Ixiwa is a data lake (Hadoop and Spark-based) management product that ingests data automatically, collects metadata about the ingested data (automatically) and classifies that data for you. However, it is how you explore the data that is most interesting, both with respect to structured data and image and text processing.
In the case of structured data, you can explore this visually – using a heat map-based approach – in any way that it is classified. Thus, for example, you could bring up a heat map based on the sensitivity of the data (the product integrates with technologies such as Apache Atlas and Ranger) or its quality, or simply because you want to look at all customer-related data. In the case of sensitive data, this might be based on PPI or PHI definitions or other standards that SynerScope supports, or you can create your own definitions. Other possible heat maps might be based around data size, the costs associated with data sets, and so on. Other types of data can also be clustered and explored in this way. For example, this technique can be used for exploring sensor data.

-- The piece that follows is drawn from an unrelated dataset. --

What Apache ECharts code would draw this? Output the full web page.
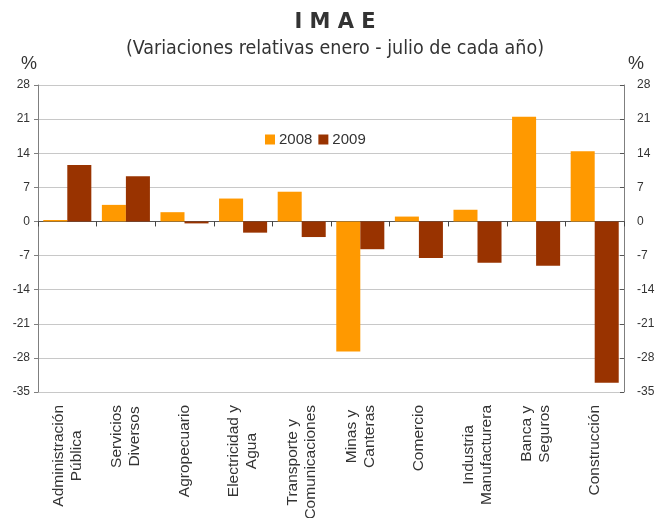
<!DOCTYPE html>
<html>
<head>
<meta charset="utf-8">
<script src="https://cdn.jsdelivr.net/npm/echarts@6/dist/echarts.min.js"></script>
<style>html,body{margin:0;padding:0;background:#fff}#c{width:658px;height:518px}</style>
</head>
<body>
<div id="c"></div>
<script>
const categories = ['Administración\nPública', 'Servicios\nDiversos', 'Agropecuario', 'Electricidad y\nAgua', 'Transporte y\nComunicaciones', 'Minas y\nCanteras', 'Comercio', 'Industria\nManufacturera', 'Banca y\nSeguros', 'Construcción'];
const v2008 = [0.3, 3.4, 1.9, 4.7, 6.1, -26.7, 1.0, 2.4, 21.5, 14.4];
const v2009 = [11.6, 9.3, -0.4, -2.3, -3.2, -5.7, -7.5, -8.5, -9.1, -33.1];
const seriesNames = ['2008', '2009'];
const yMin = -35, yMax = 28, yStep = 7;

const chart = echarts.init(document.getElementById('c'));
const FONT = 'Liberation Sans';
const yAxisBase = {
  type: 'value', min: yMin, max: yMax, interval: yStep,
  axisLine: {show: true, onZero: false, lineStyle: {color: '#7f7f7f', width: 1}},
  splitLine: {show: true, lineStyle: {color: '#c8c8c8', width: 1}},
  axisLabel: {color: '#333', fontFamily: FONT, fontSize: 12}
};
chart.setOption({
  animation: false,
  backgroundColor: '#fff',
  graphic: [
    {type: 'text', x: 335, y: 12, style: {text: 'I M A E', align: 'center', font: 'bold 21px "DejaVu Sans"', fill: '#333'}},
    {type: 'text', x: 335, y: 39, style: {text: '(Variaciones relativas enero - julio de cada año)', align: 'center', font: '19.5px "DejaVu Sans Condensed", "DejaVu Sans"', fill: '#333'}},
    {type: 'text', left: 21, top: 55, style: {text: '%', font: '18px "Liberation Sans"', fill: '#333'}},
    {type: 'text', left: 628, top: 55, style: {text: '%', font: '18px "Liberation Sans"', fill: '#333'}}
  ],
  legend: {
    left: 260, top: 127, itemWidth: 10, itemHeight: 10, itemGap: 6,
    icon: 'rect',
    textStyle: {fontFamily: FONT, fontSize: 15, color: '#333', padding: [0, 0, 0, -1]},
    data: seriesNames
  },
  grid: {left: 38, right: 34, top: 85, bottom: 126, containLabel: false, outerBoundsMode: 'none'},
  xAxis: [
    {
      type: 'category', data: categories, position: 'bottom',
      axisLine: {show: false, onZero: false}, axisTick: {show: false},
      axisLabel: {
        interval: 0, rotate: 90, margin: 13,
        formatter: function (v) { return v.split('\n').map(s => '{c|' + s + '}').join('\n'); },
        rich: {c: {align: 'center', fontFamily: FONT, fontSize: 15.5, lineHeight: 18, color: '#333'}}
      }
    },
    {
      type: 'category', data: categories, position: 'bottom',
      axisLine: {show: true, onZero: true, lineStyle: {color: '#555', width: 1}},
      axisTick: {show: true, interval: 0, length: 5, lineStyle: {color: '#444', width: 1}},
      axisLabel: {show: false}, splitLine: {show: false}
    }
  ],
  yAxis: [
    Object.assign({}, yAxisBase, {position: 'left',
      axisTick: {show: true, length: 4, lineStyle: {color: '#7f7f7f'}},
      axisLabel: Object.assign({}, yAxisBase.axisLabel, {margin: 8})}),
    Object.assign({}, yAxisBase, {position: 'right',
      axisTick: {show: true, inside: true, length: 4, lineStyle: {color: '#555'}},
      axisLabel: Object.assign({}, yAxisBase.axisLabel, {margin: 13})})
  ],
  series: [
    {name: seriesNames[0], type: 'bar', data: v2008, xAxisIndex: 0, yAxisIndex: 0,
     itemStyle: {color: '#FF9900'}, barGap: '0%', barCategoryGap: '18%'},
    {name: seriesNames[1], type: 'bar', data: v2009, xAxisIndex: 0, yAxisIndex: 0,
     itemStyle: {color: '#993300'}, barGap: '0%', barCategoryGap: '18%'}
  ]
});
</script>
</body>
</html>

For unstructured data Ixiwa can classify individual elements within a single image using an object detection algorithm, and it also uses pixel sorting. This is more granular than auto-captioning, though you can use auto-captioning in conjunction with Ixiwa if you want to. Ixiwa does something very similar with text, for which it has a “text sorter”. For audio files it uses voice to text conversion first and you can use Ixiwa in conjunction with products that do feature extraction from text, if that is appropriate. The pixel and text sorters will extract similarities about, say, images, then infer clusters (same colour, same shape, same maker of car, facial recognition and so forth) and then tag those images appropriately. These sorters use TensorFlow to enable this sort of processing.
Under the covers, Ixiwa starts with the automated collection of metadata. There are three different types of such metadata that it collects, the first of which is “provided metadata”. That is, the metadata that accompanies the source system such as descriptions, field names and defined keys. The second type of metadata that Ixiwa supports is what the company refers to as “inferred metadata”. This would be metadata that is inferred from scanning the data itself. For this, Ixiwa has embedded machine/deep learning (based on TensorFlow) so that its inferences, and the tagging that it generates will improve over time. Finally, the third type of metadata that Ixiwa collects is what the company calls “attributed data”. This is where you can bring in external metadata about such things as data quality, cost and usage information. Full data and user level audit trails are captured, to support these sorts of metrics.